# Jeffers Propels Energy to Road Victory



## truebluefan (May 27, 2002)

Othyus Jeffers scored a game-high 27 points and grabbed nine rebounds for the Iowa Energy en route to a 107-96 NBA Development League road victory over the Utah Flash Saturday night at the McKay Events Center. 
Jeffers, who knocked down 11 of his points in the fourth quarter, combined with teammates Curtis Stinson and Demetris Nichols for 72 of the Energy's 107 points. Nichols notched 23 points in the victory, while Stinson contributed 22. 

"He's (Jeffers) awesome." Energy head coach Nick Nurse said. "They call a lot of players warriors, but I have not seen one like him.
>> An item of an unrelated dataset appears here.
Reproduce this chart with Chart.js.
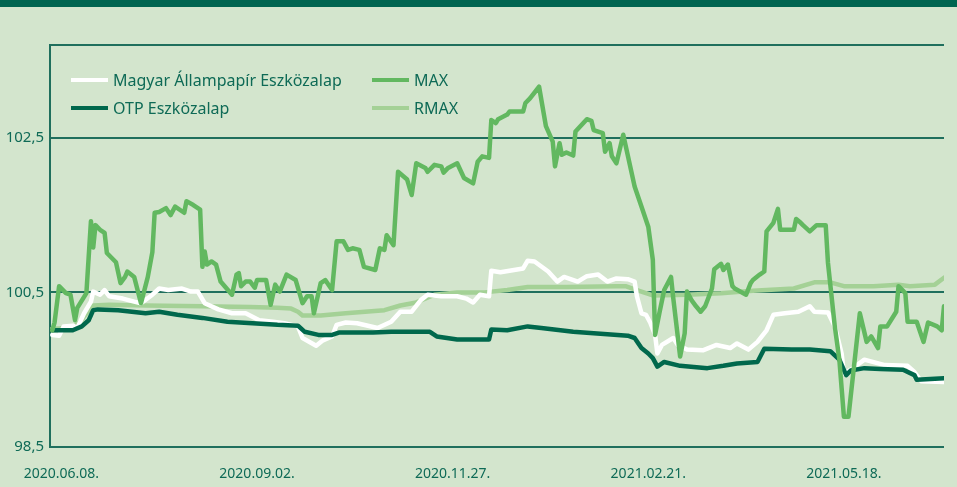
<!DOCTYPE html>
<html>
<head>
<meta charset="utf-8">
<title>Eszközalapok</title>
<script src="https://cdn.jsdelivr.net/npm/chart.js@4/dist/chart.umd.min.js"></script>
<style>
  body { margin: 0; background: #d3e5cd; }
  #wrap { position: relative; width: 957px; height: 487px; background: #d3e5cd; font-family: 'Noto Sans', sans-serif; }
  #band { position: absolute; left: 0; top: 0; width: 957px; height: 7px; background: #006550; }
  #legend .item { position: absolute; display: flex; align-items: center; height: 20px; font-size: 16px; color: #0e6a56; white-space: nowrap; }
  #legend .sw { width: 37px; height: 4px; margin-right: 5px; }
</style>
</head>
<body>
<div id="wrap">
  <canvas id="chart" width="957" height="487"></canvas>
  <div id="band"></div>
  <div id="legend"></div>
</div>
<script>
// days counted from 2020.06.08.
const tickDays = [0, 86, 172, 258, 344];
const tickLabels = ['2020.06.08.', '2020.09.02.', '2020.11.27.', '2021.02.21.', '2021.05.18.'];
const yTicks = [98.5, 100.5, 102.5, 103.7];
const yTickLabels = ['98,5', '100,5', '102,5', ''];

const allampDays = [-4, -1, 1, 5, 7, 10, 13, 14, 17, 19, 21, 27, 32, 35, 40, 43, 47, 53, 57, 60, 63, 69, 75, 81, 87, 93, 98, 104, 106, 112, 115, 119, 121, 125, 130, 139, 145, 149, 154, 158, 161, 167, 174, 178, 181, 184, 188, 189, 193, 203, 205, 208, 214, 218, 221, 227, 231, 236, 240, 244, 249, 252, 253, 255, 257, 259, 261, 262, 264, 269, 271, 275, 282, 288, 294, 297, 302, 306, 310, 313, 318, 324, 329, 331, 337, 340, 343, 344, 347, 353, 362, 372, 375, 378, 388];
const allampVals = [99.95, 99.94, 100.06, 100.07, 100.04, 100.23, 100.38, 100.51, 100.47, 100.53, 100.45, 100.42, 100.38, 100.36, 100.47, 100.55, 100.53, 100.55, 100.51, 100.51, 100.36, 100.28, 100.23, 100.23, 100.14, 100.12, 100.10, 100.06, 99.91, 99.81, 99.88, 99.93, 100.08, 100.11, 100.10, 100.04, 100.12, 100.25, 100.25, 100.40, 100.47, 100.45, 100.45, 100.42, 100.37, 100.47, 100.45, 100.78, 100.76, 100.81, 100.91, 100.90, 100.77, 100.64, 100.70, 100.64, 100.71, 100.73, 100.64, 100.68, 100.67, 100.64, 100.45, 100.23, 100.21, 100.10, 99.95, 99.71, 99.82, 99.91, 99.82, 99.76, 99.75, 99.82, 99.78, 99.84, 99.76, 99.86, 100.01, 100.21, 100.23, 100.25, 100.32, 100.25, 100.24, 100.06, 99.71, 99.45, 99.50, 99.63, 99.56, 99.55, 99.47, 99.35, 99.34];

const otpDays = [-4, 5, 9, 12, 14, 16, 25, 31, 37, 43, 51, 62, 73, 84, 95, 104, 107, 113, 119, 122, 137, 145, 162, 165, 174, 188, 189, 196, 205, 211, 225, 240, 249, 252, 255, 258, 260, 262, 265, 272, 284, 291, 297, 306, 309, 321, 329, 338, 342, 345, 347, 353, 360, 370, 375, 376, 388];
const otpVals = [100.01, 100.01, 100.06, 100.14, 100.27, 100.28, 100.27, 100.25, 100.23, 100.25, 100.21, 100.17, 100.12, 100.10, 100.08, 100.07, 99.99, 99.95, 99.95, 99.98, 99.98, 99.99, 99.99, 99.93, 99.89, 99.89, 100.02, 100.01, 100.06, 100.04, 99.99, 99.96, 99.94, 99.91, 99.78, 99.71, 99.65, 99.54, 99.60, 99.55, 99.52, 99.55, 99.58, 99.60, 99.77, 99.76, 99.76, 99.74, 99.63, 99.43, 99.49, 99.52, 99.51, 99.50, 99.43, 99.37, 99.39];

const maxDays = [-4, -3, -1, 2, 4, 6, 7, 11, 13, 14, 15, 17, 19, 20, 24, 26, 28, 29, 32, 35, 38, 40, 41, 43, 46, 48, 50, 54, 55, 58, 61, 62, 63, 64, 66, 68, 70, 75, 77, 78, 79, 81, 83, 85, 86, 90, 92, 94, 96, 99, 103, 106, 108, 110, 111, 114, 116, 119, 121, 124, 126, 128, 131, 133, 138, 140, 142, 143, 146, 148, 152, 154, 156, 160, 161, 164, 167, 168, 170, 174, 177, 181, 183, 185, 188, 189, 191, 192, 196, 197, 203, 204, 206, 210, 213, 216, 217, 219, 220, 222, 225, 226, 231, 233, 234, 238, 239, 241, 242, 244, 247, 252, 255, 258, 260, 261, 263, 265, 268, 269, 272, 274, 275, 277, 279, 281, 283, 286, 287, 290, 291, 293, 295, 296, 301, 303, 304, 307, 309, 310, 313, 315, 316, 322, 323, 325, 326, 329, 332, 336, 337, 340, 342, 343, 344, 346, 351, 354, 356, 359, 360, 363, 367, 368, 371, 372, 376, 379, 381, 385, 387, 388];
const maxVals = [100.01, 100.11, 100.58, 100.49, 100.47, 100.14, 100.30, 100.49, 101.42, 101.08, 101.37, 101.31, 101.27, 101.01, 100.89, 100.62, 100.70, 100.77, 100.70, 100.36, 100.70, 101.02, 101.53, 101.54, 101.59, 101.50, 101.61, 101.53, 101.68, 101.63, 101.57, 100.83, 101.03, 100.86, 100.90, 100.86, 100.64, 100.47, 100.73, 100.75, 100.58, 100.64, 100.64, 100.56, 100.66, 100.66, 100.34, 100.60, 100.51, 100.73, 100.66, 100.36, 100.45, 100.45, 100.23, 100.62, 100.66, 100.53, 101.16, 101.16, 101.05, 101.07, 101.05, 100.83, 100.79, 101.07, 101.05, 101.24, 101.11, 102.06, 101.96, 101.76, 102.17, 102.11, 102.06, 102.15, 102.13, 102.05, 102.11, 102.17, 101.98, 101.91, 102.19, 102.26, 102.24, 102.73, 102.69, 102.74, 102.80, 102.84, 102.84, 102.95, 103.01, 103.16, 102.65, 102.45, 102.13, 102.43, 102.28, 102.31, 102.27, 102.58, 102.74, 102.72, 102.60, 102.56, 102.32, 102.43, 102.26, 102.17, 102.54, 101.87, 101.61, 101.35, 100.92, 99.95, 100.25, 100.53, 100.70, 100.42, 99.67, 99.97, 100.51, 100.40, 100.32, 100.25, 100.32, 100.55, 100.80, 100.87, 100.79, 100.86, 100.58, 100.55, 100.47, 100.62, 100.66, 100.73, 100.77, 101.29, 101.40, 101.58, 101.31, 101.31, 101.45, 101.40, 101.37, 101.29, 101.37, 101.37, 100.88, 100.06, 99.63, 99.26, 98.89, 98.89, 100.23, 99.86, 99.93, 99.78, 100.06, 100.06, 100.25, 100.58, 100.49, 100.12, 100.12, 99.86, 100.11, 100.06, 100.01, 100.32];

const rmaxDays = [-4, 5, 9, 10, 13, 14, 21, 37, 62, 83, 95, 101, 104, 106, 114, 125, 142, 149, 156, 164, 174, 186, 196, 205, 222, 244, 248, 252, 260, 275, 290, 304, 316, 322, 331, 338, 344, 357, 368, 373, 384, 388];
const rmaxVals = [100.03, 100.04, 100.14, 100.19, 100.30, 100.33, 100.34, 100.33, 100.32, 100.31, 100.30, 100.29, 100.25, 100.20, 100.20, 100.23, 100.27, 100.33, 100.37, 100.47, 100.50, 100.50, 100.53, 100.57, 100.57, 100.58, 100.58, 100.54, 100.46, 100.47, 100.49, 100.52, 100.54, 100.55, 100.63, 100.63, 100.58, 100.58, 100.60, 100.58, 100.60, 100.69];

const inkColor = '#0e6a56';
const gridColor = '#1f6f5d';

function pts(days, vals) {
    return days.map((d, i) => ({ x: d, y: vals[i] }));
}

function line(label, days, vals, color) {
    return {
        label: label,
        data: pts(days, vals),
        borderColor: color,
        backgroundColor: color,
        borderWidth: 4.5,
        pointRadius: 0,
        tension: 0,
        borderJoinStyle: 'round',
        borderCapStyle: 'round'
    };
}

// first dataset is drawn on top
const maxSet = line('MAX', maxDays, maxVals, '#62b860');
const otpSet = line('OTP Eszközalap', otpDays, otpVals, '#00684c');
const allampSet = line('Magyar Állampapír Eszközalap', allampDays, allampVals, '#ffffff');
const rmaxSet = line('RMAX', rmaxDays, rmaxVals, '#a4d196');

const chart = new Chart(document.getElementById('chart'), {
    type: 'line',
    data: { datasets: [maxSet, otpSet, allampSet, rmaxSet] },
    options: {
        responsive: false,
        devicePixelRatio: 1,
        animation: false,
        layout: { padding: { top: 45, right: 13, left: 0, bottom: 0 } },
        plugins: { legend: { display: false }, tooltip: { enabled: false } },
        scales: {
            x: {
                type: 'linear',
                min: -5,
                max: 388,
                grid: { display: false },
                border: { display: false },
                afterBuildTicks: scale => { scale.ticks = tickDays.map(v => ({ value: v })); },
                afterFit: scale => { scale.height = 40; },
                ticks: {
                    autoSkip: false,
                    maxRotation: 0,
                    padding: 11,
                    color: inkColor,
                    font: { family: 'Noto Sans', size: 14 },
                    callback: (v, i) => tickLabels[i]
                }
            },
            y: {
                min: 98.5,
                max: 103.7,
                grid: { color: gridColor, lineWidth: 2, drawTicks: false },
                border: { display: true, color: gridColor, width: 2 },
                afterBuildTicks: scale => { scale.ticks = yTicks.map(v => ({ value: v })); },
                afterFit: scale => { scale.width = 50; },
                ticks: {
                    padding: 6,
                    color: inkColor,
                    font: { family: 'Noto Sans', size: 15 },
                    callback: (v, i) => yTickLabels[i]
                }
            }
        }
    }
});

// legend, two columns inside the plot
const legendSlots = [
    { set: allampSet, left: 71, top: 70 },
    { set: otpSet, left: 71, top: 98 },
    { set: maxSet, left: 372, top: 70 },
    { set: rmaxSet, left: 372, top: 98 }
];
const legendDiv = document.getElementById('legend');
legendSlots.forEach(slot => {
    const item = document.createElement('div');
    item.className = 'item';
    item.style.left = slot.left + 'px';
    item.style.top = slot.top + 'px';
    const sw = document.createElement('span');
    sw.className = 'sw';
    sw.style.background = slot.set.borderColor;
    const txt = document.createElement('span');
    txt.textContent = slot.set.label;
    item.appendChild(sw);
    item.appendChild(txt);
    legendDiv.appendChild(item);
});
</script>
</body>
</html>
He is unbelievable from a competitive standpoint. I have never coached a kid as competitive as him."

The Energy (19-10)returns home Monday for a showdown with the Erie Bayhawks, while the Flash (18-12) travel to Idaho for back-to-back games against the Stampede on Friday and Saturday for leadership in the NBADL West Division. 

Anthony Tolliver knocked down a jumper to cap an Energy 15-2 run at the mid-point of the first quarter that gave Iowa an early 15-4 lead. The Flash got a James Lang dunk to cap off a 19-7 run and cut the Energy lead to two points with just over one minute remaining in the first half, but a Tolliver three-pointer lifted Iowa to a 6-2 run to close out the first half. 

The Energy converted 9-of-23 (39-percent) shots from beyond the three-point arc in the winning effort. 

"I think when we started banging in some three point shots that really stretched Utah a little bit." Nurse said. 

Utah opened up the final quarter on an 8-0 run that brought the game to a 77-77 tie. But the Energy recorded seven straight points in just over a minute and a half to pull away for good. 
The aggressive Iowa offense benefited from a 20-of-23 (87-percent) shooting night from the free-throw line-including connecting on a perfect 12-of-12 from the charity strip in the fourth quarter. 

"They (Iowa) did get to the free-throw line a lot." Flash head coach Brad Jones said. "They were the aggressors, and they were feeling good about themselves."

Tolliver added 17 points and grabbed eight rebounds in the Energy winning effort. 

Ronald Dupree led all Flash scorers with 22 points and Andre Ingram dropped in 20. Dontell Jefferson and Bennet Davis added 19 and 11, respectively, for the Flash.


----------